Best Dividend and ETF Stocks in Canada Today
The yield from both Canadian dividend stocks and ETFs should be higher, compared to the US. However, if you are only starting to expand your portfolio into this new direction, you should consider investing in dividend ETFs in Canada first. You should be able to manage them without any trouble even with limited experience. They also have a slightly lower risk factor.
At the moment, some of the best dividend paying ETFs in Canada include:
1. S&P/TSX Canadian Dividend Aristocrats Index Fund (CDZ)
2. iShares Canadian Select Dividend Index ETF (XDV)
3. FTSE Canadian High Dividend Yield Index ETF (VDY)
4. BMO Canadian Dividend ETF (ZDV)
5. iShares Core MSCI Canadian Quality Dividend Index ETF (XDIV)
These options vary quite a bit in their requirements of finance and MER. Therefore, you should be able to find a good fit for you personally regardless of which investment style you prefer or what kind of an investment portfolio you have.
When choosing the best dividend stocks in Canada, you should be looking for something that has consistently increasing yields. However, it’s no less important for the dividend portfolio to offer variety as a means of reducing risks.
Some of the top options to consider now are:
1. Canadian Western Bank (CWB)
2. Canadian Utilities (CU)
3. Fortis Inc. (FTS)
4. Toromount Industries Ltd (TIH)
5. Thomson Reuters (TRI)
Note that when researching Canadian dividend stock options you’ll see that the majority of them have a rather spotty history of yields. Therefore, you should be very thorough with your due diligence if you want to keep your risks at the minimum.
However, considering the current global economic situation, the risks will remain rather high no matter what. So, focus on the predictions for every individual option and do your best to extrapolate how it will change with the major economic events, such as a shift of power in the Trade War between the US and China. Such events affect everyone, regardless of the location.
Therefore, investors need to be more careful and thorough than ever.
Currency Risk to Consider When Investing in Canadian Dividends
Investing in foreign dividend stocks means you are exposing yourself to the currency risk. This is inevitable when you deal with any foreign currency, but it’s also not something that should stop you In fact, the yields you can get from foreign stocks usually outweigh this risk significantly.
Of course, this doesn’t mean that you should overlook it completely. Instead, you should research the predictions for the currency you plan to invest in. Those can’t be 100% accurate, but nothing in this business ever is. Therefore, the best you can do is to study every source you can and make a decision based on this information and your own plans for the future of your dividend investments.
Currency risk is a volatile factor because there are so many things that influence it, including the local and global economy. You cannot affect any of these major factors, so you should take your time to do research and think about this decision. It might be too late to fix anything if you choose wrongly now.

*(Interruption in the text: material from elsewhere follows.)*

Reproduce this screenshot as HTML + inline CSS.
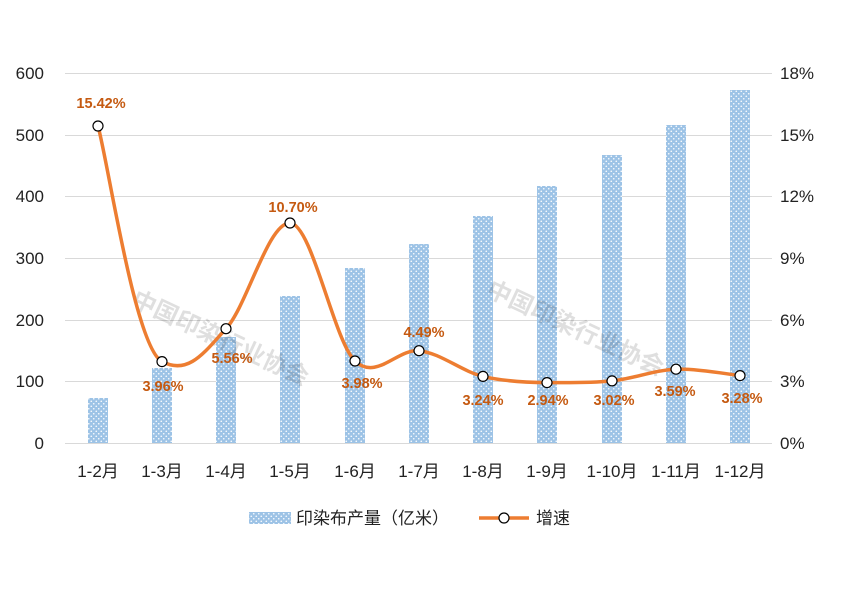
<!DOCTYPE html>
<html><head><meta charset="utf-8"><style>
html,body{margin:0;padding:0;background:#fff;}
svg{display:block;font-family:"Liberation Sans","Noto Sans CJK SC",sans-serif;}
</style></head><body>
<svg width="842" height="600" viewBox="0 0 842 600" xmlns="http://www.w3.org/2000/svg">
<defs>
<pattern id="dots" width="5" height="5" patternUnits="userSpaceOnUse">
<rect width="5" height="5" fill="#9dc3e6"/>
<circle cx="1.25" cy="1.25" r="0.8" fill="#fff"/>
<circle cx="3.75" cy="3.75" r="0.8" fill="#fff"/>
</pattern>
</defs>
<g stroke="#d9d9d9" stroke-width="1">
<line x1="65" x2="772" y1="73.5" y2="73.5"/>
<line x1="65" x2="772" y1="135.5" y2="135.5"/>
<line x1="65" x2="772" y1="196.5" y2="196.5"/>
<line x1="65" x2="772" y1="258.5" y2="258.5"/>
<line x1="65" x2="772" y1="320.5" y2="320.5"/>
<line x1="65" x2="772" y1="381.5" y2="381.5"/>
<line x1="65" x2="772" y1="443.5" y2="443.5"/>
</g>
<g font-size="17" fill="#222" text-anchor="end">
<text x="44" y="79">600</text><text x="44" y="141">500</text><text x="44" y="202">400</text>
<text x="44" y="264">300</text><text x="44" y="326">200</text><text x="44" y="387">100</text><text x="44" y="449">0</text>
</g>
<g font-size="17" fill="#222">
<text x="780" y="79">18%</text><text x="780" y="141">15%</text><text x="780" y="202">12%</text>
<text x="780" y="264">9%</text><text x="780" y="326">6%</text><text x="780" y="387">3%</text><text x="780" y="449">0%</text>
</g>
<g fill="url(#dots)">
<rect x="88" y="398" width="20" height="45"/>
<rect x="152" y="368" width="20" height="75"/>
<rect x="216" y="337" width="20" height="106"/>
<rect x="280" y="296" width="20" height="147"/>
<rect x="345" y="268" width="20" height="175"/>
<rect x="409" y="244" width="20" height="199"/>
<rect x="473" y="216" width="20" height="227"/>
<rect x="537" y="186" width="20" height="257"/>
<rect x="602" y="155" width="20" height="288"/>
<rect x="666" y="125" width="20" height="318"/>
<rect x="730" y="90" width="20" height="353"/>
</g>
<g font-size="24" font-weight="bold" fill="#000" opacity="0.12">
<text transform="translate(130,305) rotate(25)">中国印染行业协会</text>
<text transform="translate(485,295) rotate(25)">中国印染行业协会</text>
</g>
<g font-size="17" fill="#222" text-anchor="middle">
<text x="98" y="477">1-2月</text><text x="162" y="477">1-3月</text><text x="226" y="477">1-4月</text>
<text x="290" y="477">1-5月</text><text x="355" y="477">1-6月</text><text x="419" y="477">1-7月</text>
<text x="483" y="477">1-8月</text><text x="547" y="477">1-9月</text><text x="612" y="477">1-10月</text>
<text x="676" y="477">1-11月</text><text x="740" y="477">1-12月</text>
</g>
<path fill="none" stroke="#ed7d31" stroke-width="3.5" stroke-linejoin="round" d="M98,126 C108.7,165.3 135.3,347.6 162,361.6 C188.7,375.6 204.8,351.8 226,328.7 C247.2,305.6 268.1,222.5 290,223 C311.9,223.5 333.7,340.8 355,361 C376.3,381.2 397.5,348.5 419,350.7 C440.5,352.9 461.7,371.4 483,376.4 C504.3,381.4 525.6,382.5 547,382.6 C568.4,382.7 590.2,383.1 612,380.9 C633.8,378.7 654.6,370 676,369.2 C697.4,368.4 729.3,374.5 740,375.6"/>
<g fill="#fff" stroke="#000" stroke-width="1.2">
<circle cx="98" cy="126" r="5"/><circle cx="162" cy="361.6" r="5"/><circle cx="226" cy="328.7" r="5"/>
<circle cx="290" cy="223" r="5"/><circle cx="355" cy="361" r="5"/><circle cx="419" cy="350.7" r="5"/>
<circle cx="483" cy="376.4" r="5"/><circle cx="547" cy="382.6" r="5"/><circle cx="612" cy="380.9" r="5"/>
<circle cx="676" cy="369.2" r="5"/><circle cx="740" cy="375.6" r="5"/>
</g>
<g font-size="14.5" font-weight="bold" fill="#c55a11" text-anchor="middle">
<text x="101" y="108">15.42%</text><text x="163" y="391">3.96%</text><text x="232" y="363">5.56%</text>
<text x="293" y="212">10.70%</text><text x="362" y="388">3.98%</text><text x="424" y="337">4.49%</text>
<text x="483" y="405">3.24%</text><text x="548" y="405">2.94%</text><text x="614" y="405">3.02%</text>
<text x="675" y="396">3.59%</text><text x="742" y="403">3.28%</text>
</g>
<rect x="249" y="512" width="42" height="12" fill="url(#dots)"/>
<text x="296" y="524" font-size="17" fill="#222">印染布产量（亿米）</text>
<line x1="479" x2="529" y1="518" y2="518" stroke="#ed7d31" stroke-width="3.5"/>
<circle cx="504" cy="518" r="5" fill="#fff" stroke="#000" stroke-width="1.2"/>
<text x="536" y="524" font-size="17" fill="#222">增速</text>
</svg>
</body></html>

The good news is that as the situation stands now, CAD stands rather strong and has a good future ahead of it, according to the National Bank of Canada predictions. Also, the CAD-USD currency pair will be greatly impacted by the changes in Trade War between the US and China.
Prospective dividend stock investors should also be happy to hear that despite the uncertainty associated with the elections, CAD is set to keep growing steadily. You should also be aware that the upcoming climate policies can have a major impact on this currency. And it’s yet impossible to determine the scope of this impact and the changes it will cause.
However, with how promising and solid the Canadian dividend stocks generally are, this definitely is a risk worth taking. Even if the currency rates change unfavorably in the nearest future, this change shouldn’t be truly devastating for your investment.
Canadian Dividend Stock Investing: In Conclusion
If you want to diversify your portfolio, investing in the Canadian dividend and ETF stocks can be very beneficial. These are good stocks with a steadily growing yield. But most importantly, they are stable, which means that you get to reduce the risks.
You won’t be able to avoid or even control the currency risk to any significant degree, however. Therefore, it’s essential that you make some research and calculations to get some idea about what you stand to lose exactly.
Do not rush and decisions and be sure to do your due diligence for every single point. This will take time, but it’s the only way to be reasonably sure that this investment is a step toward your financial success or ruin.